→ **Required task**
For every line in the data below that contains "this", copy the line.

→ **Data records**

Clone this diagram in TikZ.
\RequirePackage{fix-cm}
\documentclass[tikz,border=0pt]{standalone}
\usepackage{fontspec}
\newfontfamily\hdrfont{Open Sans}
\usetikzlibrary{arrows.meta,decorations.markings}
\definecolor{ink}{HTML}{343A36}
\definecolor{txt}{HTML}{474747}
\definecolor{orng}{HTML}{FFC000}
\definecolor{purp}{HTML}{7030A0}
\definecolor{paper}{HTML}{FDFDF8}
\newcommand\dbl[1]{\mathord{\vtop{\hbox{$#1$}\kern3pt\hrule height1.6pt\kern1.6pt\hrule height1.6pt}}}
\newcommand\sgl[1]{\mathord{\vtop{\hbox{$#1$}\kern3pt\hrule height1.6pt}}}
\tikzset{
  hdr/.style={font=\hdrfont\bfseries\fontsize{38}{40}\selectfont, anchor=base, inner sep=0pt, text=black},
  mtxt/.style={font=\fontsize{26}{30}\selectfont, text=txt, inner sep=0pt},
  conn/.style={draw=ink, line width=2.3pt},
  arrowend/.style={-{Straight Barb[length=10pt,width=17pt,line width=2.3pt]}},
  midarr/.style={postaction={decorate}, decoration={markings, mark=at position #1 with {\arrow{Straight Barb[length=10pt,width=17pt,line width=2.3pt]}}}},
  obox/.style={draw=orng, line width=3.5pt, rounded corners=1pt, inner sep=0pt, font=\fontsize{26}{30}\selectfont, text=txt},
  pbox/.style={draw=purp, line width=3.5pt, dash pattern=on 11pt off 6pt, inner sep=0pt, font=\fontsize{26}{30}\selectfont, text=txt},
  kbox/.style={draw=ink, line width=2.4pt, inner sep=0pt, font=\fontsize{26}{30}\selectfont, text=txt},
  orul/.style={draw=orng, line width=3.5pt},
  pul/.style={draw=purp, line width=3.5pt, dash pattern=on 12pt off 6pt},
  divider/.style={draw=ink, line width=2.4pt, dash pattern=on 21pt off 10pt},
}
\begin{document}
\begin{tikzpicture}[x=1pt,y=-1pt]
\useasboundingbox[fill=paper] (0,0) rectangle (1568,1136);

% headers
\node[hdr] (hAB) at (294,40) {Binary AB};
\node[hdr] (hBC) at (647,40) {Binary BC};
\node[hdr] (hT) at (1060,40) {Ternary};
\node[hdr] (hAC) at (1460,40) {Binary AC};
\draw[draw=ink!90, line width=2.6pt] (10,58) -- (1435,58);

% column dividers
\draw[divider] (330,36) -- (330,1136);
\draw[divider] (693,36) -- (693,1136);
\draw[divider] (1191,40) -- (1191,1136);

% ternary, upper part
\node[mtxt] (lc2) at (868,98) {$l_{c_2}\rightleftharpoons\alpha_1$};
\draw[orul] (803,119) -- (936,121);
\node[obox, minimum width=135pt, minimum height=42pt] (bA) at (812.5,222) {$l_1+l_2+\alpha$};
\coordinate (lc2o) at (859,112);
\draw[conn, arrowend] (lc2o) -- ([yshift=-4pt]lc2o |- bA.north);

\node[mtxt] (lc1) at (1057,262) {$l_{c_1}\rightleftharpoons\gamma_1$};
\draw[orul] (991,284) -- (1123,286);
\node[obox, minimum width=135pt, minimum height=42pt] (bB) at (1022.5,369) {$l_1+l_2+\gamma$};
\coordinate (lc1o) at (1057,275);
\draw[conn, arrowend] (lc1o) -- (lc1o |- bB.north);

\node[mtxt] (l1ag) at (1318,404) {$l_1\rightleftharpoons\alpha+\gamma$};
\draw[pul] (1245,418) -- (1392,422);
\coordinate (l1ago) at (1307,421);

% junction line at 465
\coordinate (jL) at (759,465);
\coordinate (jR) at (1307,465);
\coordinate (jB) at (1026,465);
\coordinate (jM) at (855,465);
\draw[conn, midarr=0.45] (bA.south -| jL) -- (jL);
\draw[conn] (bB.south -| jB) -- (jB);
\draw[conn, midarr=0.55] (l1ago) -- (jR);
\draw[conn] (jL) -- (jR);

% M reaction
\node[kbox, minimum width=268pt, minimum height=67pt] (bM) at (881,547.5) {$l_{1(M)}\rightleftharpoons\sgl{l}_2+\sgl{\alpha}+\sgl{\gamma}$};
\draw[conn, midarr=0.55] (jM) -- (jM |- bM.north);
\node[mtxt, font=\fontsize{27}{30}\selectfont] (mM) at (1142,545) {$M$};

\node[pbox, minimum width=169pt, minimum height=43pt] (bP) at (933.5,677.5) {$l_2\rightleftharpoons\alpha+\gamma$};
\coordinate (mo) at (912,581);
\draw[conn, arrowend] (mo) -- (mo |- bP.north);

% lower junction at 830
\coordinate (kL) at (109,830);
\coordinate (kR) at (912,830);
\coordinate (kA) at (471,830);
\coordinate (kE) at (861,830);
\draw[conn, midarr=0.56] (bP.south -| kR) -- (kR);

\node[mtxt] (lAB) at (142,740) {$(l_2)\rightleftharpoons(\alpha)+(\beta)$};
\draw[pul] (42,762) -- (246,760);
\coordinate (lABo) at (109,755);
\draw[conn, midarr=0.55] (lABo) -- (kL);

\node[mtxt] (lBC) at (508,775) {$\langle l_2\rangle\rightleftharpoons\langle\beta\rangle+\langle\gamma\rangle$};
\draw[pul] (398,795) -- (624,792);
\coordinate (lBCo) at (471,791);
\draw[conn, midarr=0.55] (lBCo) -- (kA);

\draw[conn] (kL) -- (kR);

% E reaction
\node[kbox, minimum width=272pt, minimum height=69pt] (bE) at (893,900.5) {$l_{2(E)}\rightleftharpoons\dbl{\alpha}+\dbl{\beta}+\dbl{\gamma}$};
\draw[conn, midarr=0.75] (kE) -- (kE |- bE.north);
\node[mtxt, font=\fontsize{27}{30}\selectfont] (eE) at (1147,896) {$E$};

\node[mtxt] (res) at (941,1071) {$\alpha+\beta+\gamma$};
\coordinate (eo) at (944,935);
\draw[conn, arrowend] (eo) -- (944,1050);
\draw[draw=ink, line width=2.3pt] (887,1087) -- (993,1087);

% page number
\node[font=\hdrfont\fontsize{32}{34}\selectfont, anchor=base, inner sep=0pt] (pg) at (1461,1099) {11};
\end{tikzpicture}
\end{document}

...

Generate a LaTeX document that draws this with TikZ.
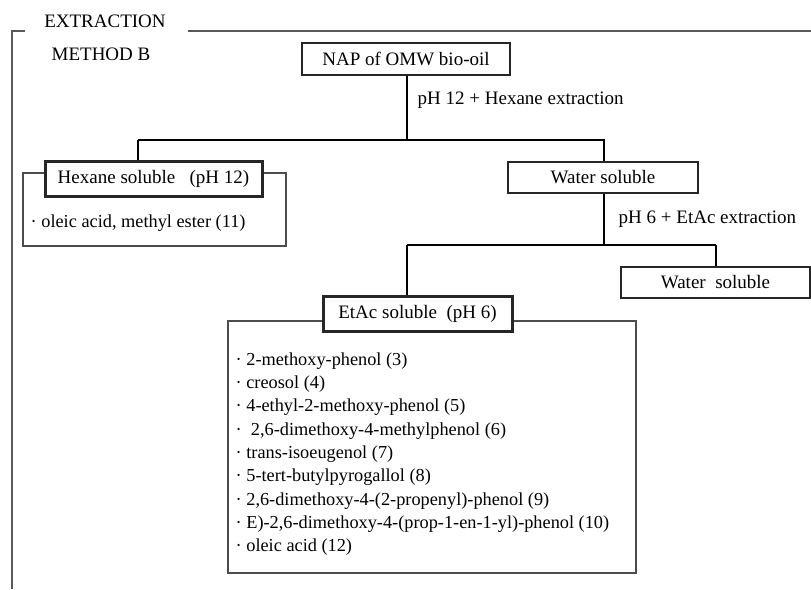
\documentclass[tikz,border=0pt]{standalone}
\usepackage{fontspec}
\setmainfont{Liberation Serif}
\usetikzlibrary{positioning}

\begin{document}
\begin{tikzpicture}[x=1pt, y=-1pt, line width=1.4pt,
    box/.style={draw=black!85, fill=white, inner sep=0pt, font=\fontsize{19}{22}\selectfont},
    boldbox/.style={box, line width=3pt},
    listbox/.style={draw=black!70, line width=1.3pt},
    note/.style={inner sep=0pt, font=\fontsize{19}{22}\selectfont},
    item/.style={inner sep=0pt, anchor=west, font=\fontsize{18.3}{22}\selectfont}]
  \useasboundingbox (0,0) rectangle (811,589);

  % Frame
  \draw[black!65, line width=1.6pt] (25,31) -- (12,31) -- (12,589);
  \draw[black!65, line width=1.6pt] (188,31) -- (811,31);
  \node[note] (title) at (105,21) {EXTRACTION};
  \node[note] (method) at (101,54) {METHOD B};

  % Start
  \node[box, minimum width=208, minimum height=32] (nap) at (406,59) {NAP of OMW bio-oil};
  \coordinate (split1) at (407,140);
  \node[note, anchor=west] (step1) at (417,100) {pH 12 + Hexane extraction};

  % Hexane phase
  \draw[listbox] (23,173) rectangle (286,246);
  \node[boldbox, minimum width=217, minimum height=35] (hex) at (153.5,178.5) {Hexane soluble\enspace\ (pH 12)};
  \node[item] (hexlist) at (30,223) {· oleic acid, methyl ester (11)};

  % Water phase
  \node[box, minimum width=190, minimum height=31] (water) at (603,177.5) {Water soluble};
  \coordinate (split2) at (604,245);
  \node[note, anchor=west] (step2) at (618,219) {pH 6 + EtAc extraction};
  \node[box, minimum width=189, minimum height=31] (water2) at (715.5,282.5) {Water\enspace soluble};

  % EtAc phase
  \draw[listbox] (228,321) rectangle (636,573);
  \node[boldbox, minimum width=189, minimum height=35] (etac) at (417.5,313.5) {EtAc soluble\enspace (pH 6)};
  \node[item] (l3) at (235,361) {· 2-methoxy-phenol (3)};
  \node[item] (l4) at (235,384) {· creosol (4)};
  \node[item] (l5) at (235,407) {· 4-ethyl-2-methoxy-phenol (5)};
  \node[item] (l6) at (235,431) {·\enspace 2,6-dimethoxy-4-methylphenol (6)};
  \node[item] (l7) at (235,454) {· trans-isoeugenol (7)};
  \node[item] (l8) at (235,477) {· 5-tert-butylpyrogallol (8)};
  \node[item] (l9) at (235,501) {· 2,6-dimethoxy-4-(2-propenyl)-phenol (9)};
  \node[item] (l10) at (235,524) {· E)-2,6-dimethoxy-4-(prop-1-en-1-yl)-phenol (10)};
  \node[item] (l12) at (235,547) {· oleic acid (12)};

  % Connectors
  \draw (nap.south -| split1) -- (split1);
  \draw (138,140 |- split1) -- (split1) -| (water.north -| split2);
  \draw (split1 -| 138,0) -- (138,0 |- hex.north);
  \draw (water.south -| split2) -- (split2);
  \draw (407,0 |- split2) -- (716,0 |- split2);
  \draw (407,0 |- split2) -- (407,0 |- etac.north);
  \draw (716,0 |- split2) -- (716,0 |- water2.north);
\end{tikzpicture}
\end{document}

→ **Expected output**
Clone this diagram in TikZ.
Generate a LaTeX document that draws this with TikZ.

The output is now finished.